▸ Aim
Print the lines from the one that contains "What TikZ code" to the one that contains "width=301, minimum height=53]", inclusive, exactly as they appear, and please drop any pictures.

▸ Given records
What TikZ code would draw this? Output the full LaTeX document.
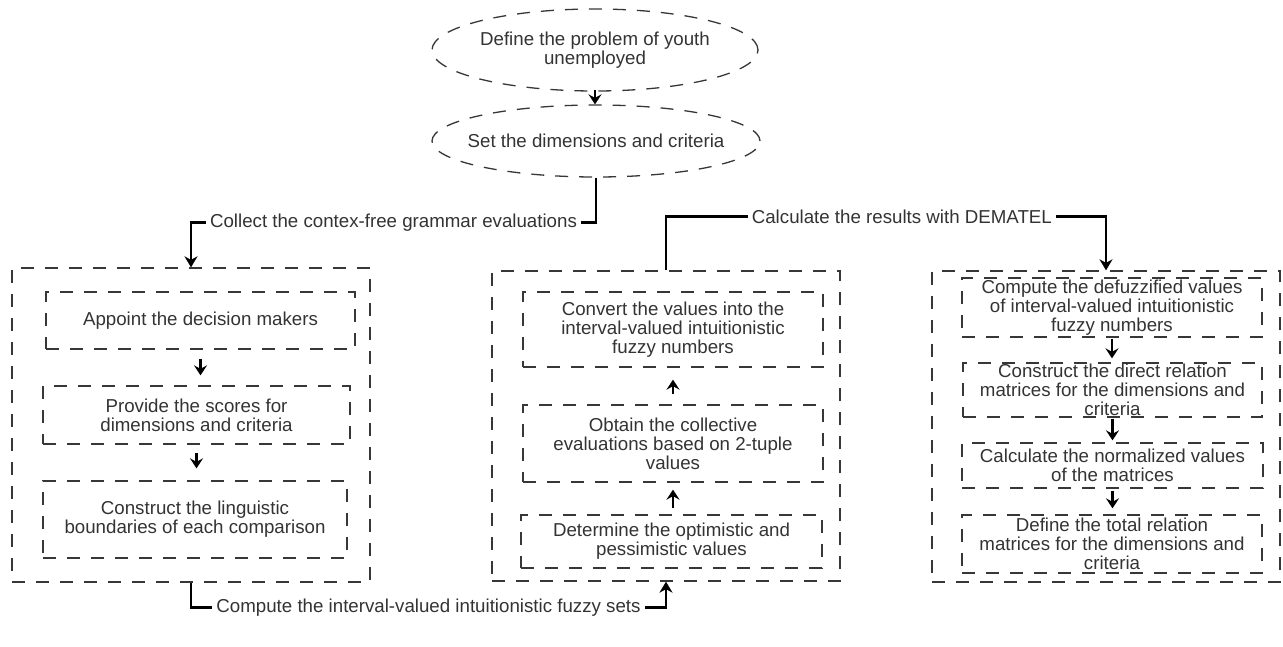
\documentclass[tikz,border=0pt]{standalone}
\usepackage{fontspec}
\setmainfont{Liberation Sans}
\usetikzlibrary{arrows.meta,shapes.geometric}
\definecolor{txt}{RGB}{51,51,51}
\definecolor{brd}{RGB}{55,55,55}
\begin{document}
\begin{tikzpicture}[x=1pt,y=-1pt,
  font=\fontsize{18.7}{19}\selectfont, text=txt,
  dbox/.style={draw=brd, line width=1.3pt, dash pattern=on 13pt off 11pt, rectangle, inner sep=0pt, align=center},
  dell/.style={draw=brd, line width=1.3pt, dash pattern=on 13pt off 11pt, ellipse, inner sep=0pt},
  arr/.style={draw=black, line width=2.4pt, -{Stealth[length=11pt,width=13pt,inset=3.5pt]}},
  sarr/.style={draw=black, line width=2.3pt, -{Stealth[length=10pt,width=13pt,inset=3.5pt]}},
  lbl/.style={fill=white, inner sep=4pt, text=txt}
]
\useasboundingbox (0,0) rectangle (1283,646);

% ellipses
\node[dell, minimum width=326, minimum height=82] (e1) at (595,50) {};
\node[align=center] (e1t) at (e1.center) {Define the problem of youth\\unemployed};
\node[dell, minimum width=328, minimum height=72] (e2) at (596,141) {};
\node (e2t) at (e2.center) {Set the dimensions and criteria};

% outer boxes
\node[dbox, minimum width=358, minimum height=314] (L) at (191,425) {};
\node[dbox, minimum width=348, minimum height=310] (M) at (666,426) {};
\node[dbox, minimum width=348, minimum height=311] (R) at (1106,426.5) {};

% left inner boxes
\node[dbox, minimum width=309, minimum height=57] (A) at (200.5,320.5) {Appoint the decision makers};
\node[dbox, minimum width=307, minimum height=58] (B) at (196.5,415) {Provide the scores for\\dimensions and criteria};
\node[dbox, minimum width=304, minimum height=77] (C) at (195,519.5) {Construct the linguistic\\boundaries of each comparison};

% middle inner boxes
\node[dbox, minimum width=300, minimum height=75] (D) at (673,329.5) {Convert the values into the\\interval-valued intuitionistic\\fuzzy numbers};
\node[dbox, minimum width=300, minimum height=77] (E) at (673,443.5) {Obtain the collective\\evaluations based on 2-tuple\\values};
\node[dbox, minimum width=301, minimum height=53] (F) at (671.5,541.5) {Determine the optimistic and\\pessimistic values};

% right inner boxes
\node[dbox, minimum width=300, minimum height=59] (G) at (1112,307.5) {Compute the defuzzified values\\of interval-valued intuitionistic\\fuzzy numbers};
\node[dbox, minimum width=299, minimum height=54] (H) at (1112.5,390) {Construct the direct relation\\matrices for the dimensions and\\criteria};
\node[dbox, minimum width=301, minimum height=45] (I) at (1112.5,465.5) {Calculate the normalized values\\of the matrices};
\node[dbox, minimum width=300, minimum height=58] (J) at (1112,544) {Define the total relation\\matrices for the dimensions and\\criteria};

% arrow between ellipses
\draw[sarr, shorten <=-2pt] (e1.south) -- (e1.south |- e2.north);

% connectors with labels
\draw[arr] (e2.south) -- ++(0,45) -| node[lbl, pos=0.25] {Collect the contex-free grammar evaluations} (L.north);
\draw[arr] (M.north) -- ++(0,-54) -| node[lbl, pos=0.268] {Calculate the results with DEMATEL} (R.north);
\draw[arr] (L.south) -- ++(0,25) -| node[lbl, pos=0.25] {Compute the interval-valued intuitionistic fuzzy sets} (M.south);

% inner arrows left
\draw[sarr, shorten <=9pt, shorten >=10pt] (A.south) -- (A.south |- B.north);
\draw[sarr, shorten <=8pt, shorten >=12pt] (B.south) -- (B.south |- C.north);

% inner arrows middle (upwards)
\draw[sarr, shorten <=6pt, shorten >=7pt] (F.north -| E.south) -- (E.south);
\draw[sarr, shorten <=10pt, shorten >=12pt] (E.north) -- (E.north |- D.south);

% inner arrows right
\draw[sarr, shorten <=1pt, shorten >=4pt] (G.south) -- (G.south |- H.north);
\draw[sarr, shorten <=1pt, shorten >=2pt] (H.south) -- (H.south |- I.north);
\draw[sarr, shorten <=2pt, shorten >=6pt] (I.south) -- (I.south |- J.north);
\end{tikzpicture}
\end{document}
...
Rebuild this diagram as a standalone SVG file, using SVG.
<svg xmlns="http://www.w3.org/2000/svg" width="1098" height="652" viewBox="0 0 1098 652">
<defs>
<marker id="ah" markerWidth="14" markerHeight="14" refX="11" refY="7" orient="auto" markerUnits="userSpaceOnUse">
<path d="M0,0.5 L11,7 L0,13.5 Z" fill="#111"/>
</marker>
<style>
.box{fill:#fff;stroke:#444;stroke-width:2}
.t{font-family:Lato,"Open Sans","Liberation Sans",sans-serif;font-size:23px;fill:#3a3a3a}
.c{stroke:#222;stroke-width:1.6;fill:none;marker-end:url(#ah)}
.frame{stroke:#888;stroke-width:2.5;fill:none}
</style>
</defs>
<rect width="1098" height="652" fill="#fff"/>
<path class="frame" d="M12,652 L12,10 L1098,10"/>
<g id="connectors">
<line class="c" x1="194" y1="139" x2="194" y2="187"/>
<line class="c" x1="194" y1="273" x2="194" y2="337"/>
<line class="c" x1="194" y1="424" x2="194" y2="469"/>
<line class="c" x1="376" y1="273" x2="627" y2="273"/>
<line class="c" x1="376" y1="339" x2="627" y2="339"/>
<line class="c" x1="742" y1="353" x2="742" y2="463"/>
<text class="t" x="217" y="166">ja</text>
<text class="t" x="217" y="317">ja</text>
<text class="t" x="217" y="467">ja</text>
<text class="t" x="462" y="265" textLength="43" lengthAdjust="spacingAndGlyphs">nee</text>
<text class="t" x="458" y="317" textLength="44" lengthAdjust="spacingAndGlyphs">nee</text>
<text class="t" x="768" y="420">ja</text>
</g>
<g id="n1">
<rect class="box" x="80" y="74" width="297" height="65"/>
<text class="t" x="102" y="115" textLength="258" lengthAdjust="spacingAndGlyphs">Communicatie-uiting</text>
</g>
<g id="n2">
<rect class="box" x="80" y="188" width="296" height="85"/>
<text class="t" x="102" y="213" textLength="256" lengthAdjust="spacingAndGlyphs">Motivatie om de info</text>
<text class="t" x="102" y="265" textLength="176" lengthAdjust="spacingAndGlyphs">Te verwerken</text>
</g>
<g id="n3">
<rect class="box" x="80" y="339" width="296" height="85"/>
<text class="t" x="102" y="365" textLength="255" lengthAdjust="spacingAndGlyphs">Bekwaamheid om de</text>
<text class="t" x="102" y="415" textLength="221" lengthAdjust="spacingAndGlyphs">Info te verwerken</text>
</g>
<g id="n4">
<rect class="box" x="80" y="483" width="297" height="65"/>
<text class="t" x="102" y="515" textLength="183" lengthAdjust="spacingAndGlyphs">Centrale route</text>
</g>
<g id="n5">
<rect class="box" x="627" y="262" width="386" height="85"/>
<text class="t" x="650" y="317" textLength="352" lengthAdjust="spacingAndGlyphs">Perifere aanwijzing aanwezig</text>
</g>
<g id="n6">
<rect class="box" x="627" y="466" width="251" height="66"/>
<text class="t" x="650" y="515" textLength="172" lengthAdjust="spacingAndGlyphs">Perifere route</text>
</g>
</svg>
---
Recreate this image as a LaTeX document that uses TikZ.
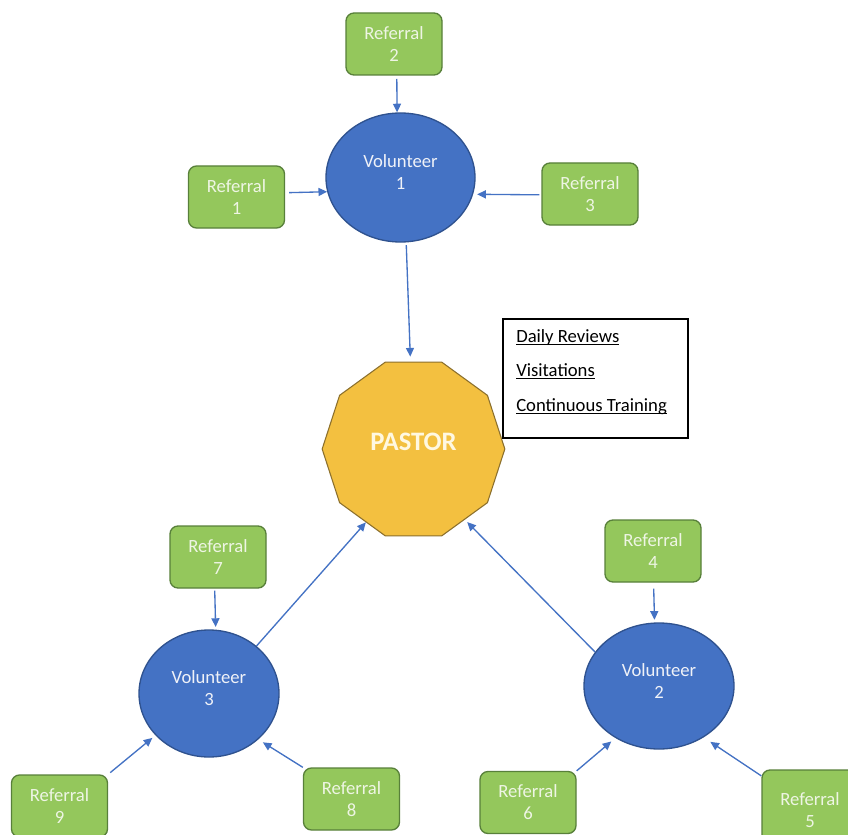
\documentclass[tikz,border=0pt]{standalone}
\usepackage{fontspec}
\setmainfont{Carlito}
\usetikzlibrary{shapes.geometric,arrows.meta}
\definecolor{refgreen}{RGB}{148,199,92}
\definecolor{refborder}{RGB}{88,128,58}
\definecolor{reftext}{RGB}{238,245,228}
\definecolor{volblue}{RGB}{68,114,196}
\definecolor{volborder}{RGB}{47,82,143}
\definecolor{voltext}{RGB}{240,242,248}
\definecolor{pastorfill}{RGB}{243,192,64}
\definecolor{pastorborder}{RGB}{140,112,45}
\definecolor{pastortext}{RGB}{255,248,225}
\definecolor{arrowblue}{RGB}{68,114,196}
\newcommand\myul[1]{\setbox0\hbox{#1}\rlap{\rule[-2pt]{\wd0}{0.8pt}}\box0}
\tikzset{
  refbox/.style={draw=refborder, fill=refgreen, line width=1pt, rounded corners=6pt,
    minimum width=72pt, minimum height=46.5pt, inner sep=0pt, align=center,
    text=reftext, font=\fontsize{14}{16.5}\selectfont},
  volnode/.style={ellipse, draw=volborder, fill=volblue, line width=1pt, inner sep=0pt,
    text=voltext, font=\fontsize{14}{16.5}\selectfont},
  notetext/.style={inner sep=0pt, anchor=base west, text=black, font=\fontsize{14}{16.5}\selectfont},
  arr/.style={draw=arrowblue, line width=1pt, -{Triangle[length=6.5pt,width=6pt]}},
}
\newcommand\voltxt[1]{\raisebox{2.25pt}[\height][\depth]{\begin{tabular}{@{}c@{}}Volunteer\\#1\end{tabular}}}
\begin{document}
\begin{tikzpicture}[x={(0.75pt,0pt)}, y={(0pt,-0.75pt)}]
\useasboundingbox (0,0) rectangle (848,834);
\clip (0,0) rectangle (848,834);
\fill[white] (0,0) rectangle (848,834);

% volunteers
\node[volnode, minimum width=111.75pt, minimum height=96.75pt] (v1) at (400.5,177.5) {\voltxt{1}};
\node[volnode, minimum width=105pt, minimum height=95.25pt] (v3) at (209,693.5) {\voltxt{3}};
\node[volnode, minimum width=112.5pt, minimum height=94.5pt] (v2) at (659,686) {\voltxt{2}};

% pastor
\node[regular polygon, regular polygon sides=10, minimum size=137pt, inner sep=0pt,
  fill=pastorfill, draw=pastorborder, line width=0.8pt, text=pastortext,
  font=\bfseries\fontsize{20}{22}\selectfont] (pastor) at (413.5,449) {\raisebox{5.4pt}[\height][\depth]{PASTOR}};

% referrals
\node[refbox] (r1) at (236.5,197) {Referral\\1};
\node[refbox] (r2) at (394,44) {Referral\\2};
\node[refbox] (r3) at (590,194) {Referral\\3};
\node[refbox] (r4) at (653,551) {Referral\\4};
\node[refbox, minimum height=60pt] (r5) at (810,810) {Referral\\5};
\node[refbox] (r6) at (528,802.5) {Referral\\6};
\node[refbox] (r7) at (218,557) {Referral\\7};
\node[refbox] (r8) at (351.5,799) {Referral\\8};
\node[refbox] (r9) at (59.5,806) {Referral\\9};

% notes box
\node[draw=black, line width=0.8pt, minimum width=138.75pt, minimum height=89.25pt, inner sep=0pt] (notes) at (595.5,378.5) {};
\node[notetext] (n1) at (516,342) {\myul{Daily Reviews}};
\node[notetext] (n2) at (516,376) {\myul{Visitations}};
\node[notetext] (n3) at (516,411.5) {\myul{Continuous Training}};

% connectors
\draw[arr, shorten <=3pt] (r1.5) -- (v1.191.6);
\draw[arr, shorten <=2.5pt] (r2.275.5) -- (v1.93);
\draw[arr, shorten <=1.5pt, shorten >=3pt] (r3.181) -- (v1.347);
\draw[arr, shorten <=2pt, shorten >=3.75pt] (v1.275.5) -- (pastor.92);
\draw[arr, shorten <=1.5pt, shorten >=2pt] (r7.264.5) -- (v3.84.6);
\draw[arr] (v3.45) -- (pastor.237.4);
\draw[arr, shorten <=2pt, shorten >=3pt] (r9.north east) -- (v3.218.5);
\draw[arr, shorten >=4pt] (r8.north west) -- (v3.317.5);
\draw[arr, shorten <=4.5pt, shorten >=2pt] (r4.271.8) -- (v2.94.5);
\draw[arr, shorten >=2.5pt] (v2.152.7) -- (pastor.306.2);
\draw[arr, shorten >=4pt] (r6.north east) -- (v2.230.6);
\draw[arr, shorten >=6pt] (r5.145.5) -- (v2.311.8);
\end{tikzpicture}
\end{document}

▸ Reply to the exercise
What TikZ code would draw this? Output the full LaTeX document.
\documentclass[tikz,border=0pt]{standalone}
\usepackage{fontspec}
\setmainfont{Liberation Sans}
\usetikzlibrary{arrows.meta,shapes.geometric}
\definecolor{txt}{RGB}{51,51,51}
\definecolor{brd}{RGB}{55,55,55}
\begin{document}
\begin{tikzpicture}[x=1pt,y=-1pt,
  font=\fontsize{18.7}{19}\selectfont, text=txt,
  dbox/.style={draw=brd, line width=1.3pt, dash pattern=on 13pt off 11pt, rectangle, inner sep=0pt, align=center},
  dell/.style={draw=brd, line width=1.3pt, dash pattern=on 13pt off 11pt, ellipse, inner sep=0pt},
  arr/.style={draw=black, line width=2.4pt, -{Stealth[length=11pt,width=13pt,inset=3.5pt]}},
  sarr/.style={draw=black, line width=2.3pt, -{Stealth[length=10pt,width=13pt,inset=3.5pt]}},
  lbl/.style={fill=white, inner sep=4pt, text=txt}
]
\useasboundingbox (0,0) rectangle (1283,646);

% ellipses
\node[dell, minimum width=326, minimum height=82] (e1) at (595,50) {};
\node[align=center] (e1t) at (e1.center) {Define the problem of youth\\unemployed};
\node[dell, minimum width=328, minimum height=72] (e2) at (596,141) {};
\node (e2t) at (e2.center) {Set the dimensions and criteria};

% outer boxes
\node[dbox, minimum width=358, minimum height=314] (L) at (191,425) {};
\node[dbox, minimum width=348, minimum height=310] (M) at (666,426) {};
\node[dbox, minimum width=348, minimum height=311] (R) at (1106,426.5) {};

% left inner boxes
\node[dbox, minimum width=309, minimum height=57] (A) at (200.5,320.5) {Appoint the decision makers};
\node[dbox, minimum width=307, minimum height=58] (B) at (196.5,415) {Provide the scores for\\dimensions and criteria};
\node[dbox, minimum width=304, minimum height=77] (C) at (195,519.5) {Construct the linguistic\\boundaries of each comparison};

% middle inner boxes
\node[dbox, minimum width=300, minimum height=75] (D) at (673,329.5) {Convert the values into the\\interval-valued intuitionistic\\fuzzy numbers};
\node[dbox, minimum width=300, minimum height=77] (E) at (673,443.5) {Obtain the collective\\evaluations based on 2-tuple\\values};
\node[dbox, minimum width=301, minimum height=53] (F) at (671.5,541.5) {Determine the optimistic and\\pessimistic values};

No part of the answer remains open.